Florida Man doesn't usually catch a break around these parts, but NPR reports it's a happy ending for 64-year-old Daniel Rushing after his Kafkaesque nightmare began back in December 2015. Rushing had stopped by an Orlando 7-Eleven to give an older employee he knew a ride home from work. Unbeknownst to him, the Orlando Police Department was staking out the parking lot after multiple complaints of drug-related problems there.

Officer Shelby Riggs-Hopkins pulled Rushing over shortly after he left the lot, telling him that he was speeding and failed to come to a complete stop at the exit. When Riggs-Hopkins realized Rushing had a concealed weapons permit, she had him to step out of the car and asked for permission to search his vehicle. Rushing said sure, knowing full well he hadn't committed any crimes.

That made it all the more shocking when Riggs-Hopkins and the other responding officers told him they had found a few "rock-like" flakes on the floorboard, and that a field test showed the substance was meth. "I recognized through my 11 years of training and experience as a law enforcement officer the substance to be some sort of narcotic," Riggs-Hopkins noted in the arrest report.

Of course, as Rushing tried to explain at the time, it wasn't. As a state crime lab later showed, those suspicious-looking white flakes were simply crumbs from a Krispy Kreme glazed donut, an every-other-week habit that Rushing surely never thought could lead to his arrest. Rushing was booked for methamphetamine possession while carrying a weapon, strip searched, and detained for more than 10 hours before getting out on bail.

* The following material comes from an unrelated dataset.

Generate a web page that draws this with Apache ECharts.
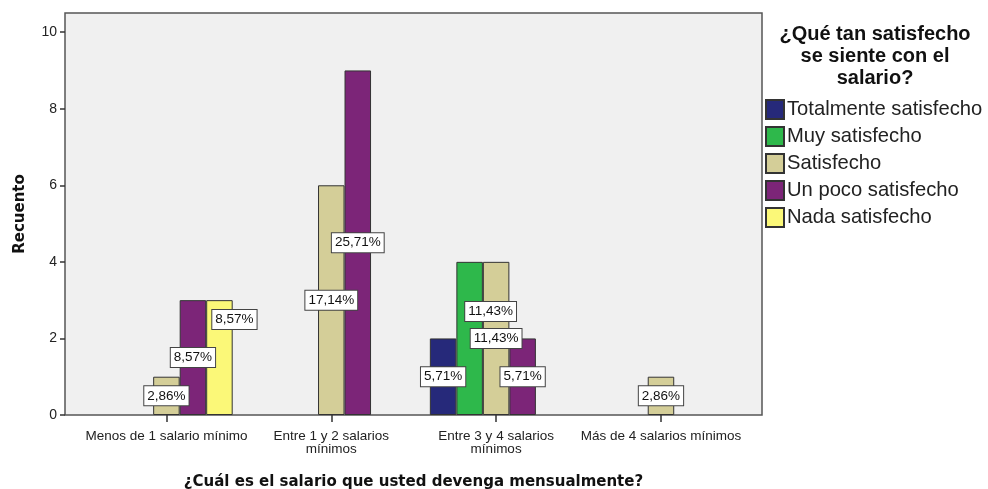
<!DOCTYPE html>
<html>
<head>
<meta charset="utf-8">
<script src="https://cdn.jsdelivr.net/npm/echarts@6/dist/echarts.min.js"></script>
<style>
  html, body { margin: 0; padding: 0; background: #ffffff; }
  #chart { width: 988px; height: 489px; }
</style>
</head>
<body>
<div id="chart"></div>
<script>
// Salary bracket (x axis categories)
const categories = [
  'Menos de 1 salario mínimo',
  'Entre 1 y 2 salarios\nmínimos',
  'Entre 3 y 4 salarios\nmínimos',
  'Más de 4 salarios mínimos'
];

// Satisfaction level (one series each) – counts per salary bracket
const seriesNames = [
  'Totalmente satisfecho',
  'Muy satisfecho',
  'Satisfecho',
  'Un poco satisfecho',
  'Nada satisfecho'
];
const totalmenteSatisfecho = [0, 0, 2, 0];
const muySatisfecho        = [0, 0, 4, 0];
const satisfecho           = [1, 6, 4, 1];
const unPocoSatisfecho     = [3, 9, 2, 0];
const nadaSatisfecho       = [3, 0, 0, 0];

const yTicks = [0, 2, 4, 6, 8, 10];

const seriesValues = [totalmenteSatisfecho, muySatisfecho, satisfecho, unPocoSatisfecho, nadaSatisfecho];
const colors = ['#26297a', '#2eb84b', '#d4ce98', '#7c2578', '#fbf878'];

// total respondents, used for the percentage labels
const total = seriesValues.reduce((s, arr) => s + arr.reduce((a, b) => a + b, 0), 0);

// labels moved aside where they would collide with a neighbour
const labelShift = {
  '4-0': [15, -38],
  '1-2': [21, -27]
};

const fmtPct = v => (v / total * 100).toFixed(2).replace('.', ',') + '%';

const series = seriesNames.map((name, si) => ({
  name: name,
  type: 'bar',
  xAxisIndex: 1,
  yAxisIndex: 1,
  barGap: '0%',
  barCategoryGap: '19.6%',
  itemStyle: { color: colors[si], borderColor: '#333333', borderWidth: 1 },
  emphasis: { disabled: true },
  label: {
    show: true,
    position: 'inside',
    formatter: p => fmtPct(p.value),
    fontFamily: 'Liberation Sans, Arial, sans-serif',
    fontSize: 13.5,
    color: '#111111',
    backgroundColor: '#ffffff',
    borderColor: '#444444',
    borderWidth: 1,
    padding: [3, 3, 2, 3]
  },
  data: seriesValues[si].map((v, ci) => {
    if (!v) return null;
    const item = { value: v };
    const sh = labelShift[si + '-' + ci];
    if (sh) item.label = { offset: sh };
    return item;
  })
}));

const chart = echarts.init(document.getElementById('chart'), null, { renderer: 'canvas' });

chart.setOption({
  animation: false,
  backgroundColor: '#ffffff',
  title: {
    text: '¿Qué tan satisfecho\nse siente con el\nsalario?',
    left: 875,
    top: 23,
    padding: 0,
    textAlign: 'center',
    textStyle: {
      fontFamily: 'Liberation Sans, Arial, sans-serif',
      fontWeight: 'bold',
      fontSize: 20,
      lineHeight: 22,
      color: '#111111'
    }
  },
  legend: {
    data: seriesNames,
    orient: 'vertical',
    left: 765,
    top: 99,
    padding: 0,
    itemWidth: 18,
    itemHeight: 19,
    itemGap: 6,
    icon: 'rect',
    selectedMode: false,
    textStyle: {
      fontFamily: 'Liberation Sans, Arial, sans-serif',
      fontSize: 20.2,
      color: '#222222',
      padding: [0, 0, 0, -2]
    }
  },
  grid: [
    // framed plot panel
    { left: 65, right: 226, top: 13, bottom: 74, show: true, outerBoundsMode: 'none', containLabel: false,
      backgroundColor: '#f0f0f0', borderColor: '#555555', borderWidth: 1.5 },
    // bars region
    { left: 84, right: 244.6, top: 13, bottom: 74, outerBoundsMode: 'none', containLabel: false }
  ],
  xAxis: [
    {
      gridIndex: 0,
      type: 'value',
      min: 0, max: 1,
      axisLine: { show: false },
      axisTick: { show: false },
      axisLabel: { show: false },
      splitLine: { show: false },
      name: '¿Cuál es el salario que usted devenga mensualmente?',
      nameLocation: 'middle',
      nameGap: 60,
      nameTextStyle: {
        fontFamily: 'DejaVu Sans, sans-serif',
        fontWeight: 'bold',
        fontSize: 15,
        color: '#111111'
      }
    },
    {
      gridIndex: 1,
      type: 'category',
      data: categories,
      axisLine: { show: false },
      axisTick: { show: true, alignWithLabel: true, length: 7, lineStyle: { color: '#333333', width: 1.5 } },
      axisLabel: {
        interval: 0,
        margin: 14.5,
        fontFamily: 'Liberation Sans, Arial, sans-serif',
        fontSize: 13.5,
        lineHeight: 13,
        color: '#222222'
      }
    }
  ],
  yAxis: [
    {
      gridIndex: 0,
      type: 'value',
      min: 0, max: 10.5,
      axisLine: { show: false },
      axisTick: { show: true, length: 5, customValues: yTicks, lineStyle: { color: '#333333', width: 1.5 } },
      axisLabel: {
        customValues: yTicks,
        margin: 8,
        fontFamily: 'Liberation Sans, Arial, sans-serif',
        fontSize: 14,
        color: '#222222'
      },
      splitLine: { show: false },
      name: 'Recuento',
      nameLocation: 'middle',
      nameGap: 37,
      nameTextStyle: {
        fontFamily: 'DejaVu Sans, sans-serif',
        fontWeight: 'bold',
        fontSize: 15,
        color: '#111111'
      }
    },
    {
      gridIndex: 1,
      type: 'value',
      min: 0, max: 10.5,
      show: false,
      splitLine: { show: false }
    }
  ],
  series: series
});
</script>
</body>
</html>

"It was funny," Rushing told NPR, "because I called my wife to tell her what happened, and the guy next to me waiting for the phone started to laugh. He said, 'This is crazy. I think you got a real good lawsuit here.'"

As a result, all charges were dropped, Officer Riggs-Hopkins was disciplined for making an improper arrest, and the entire Orlando police force was retrained on the correct use of field testing kits. As for Rushing? He still likes Krispy Kreme donuts—he just doesn't eat them in the car anymore.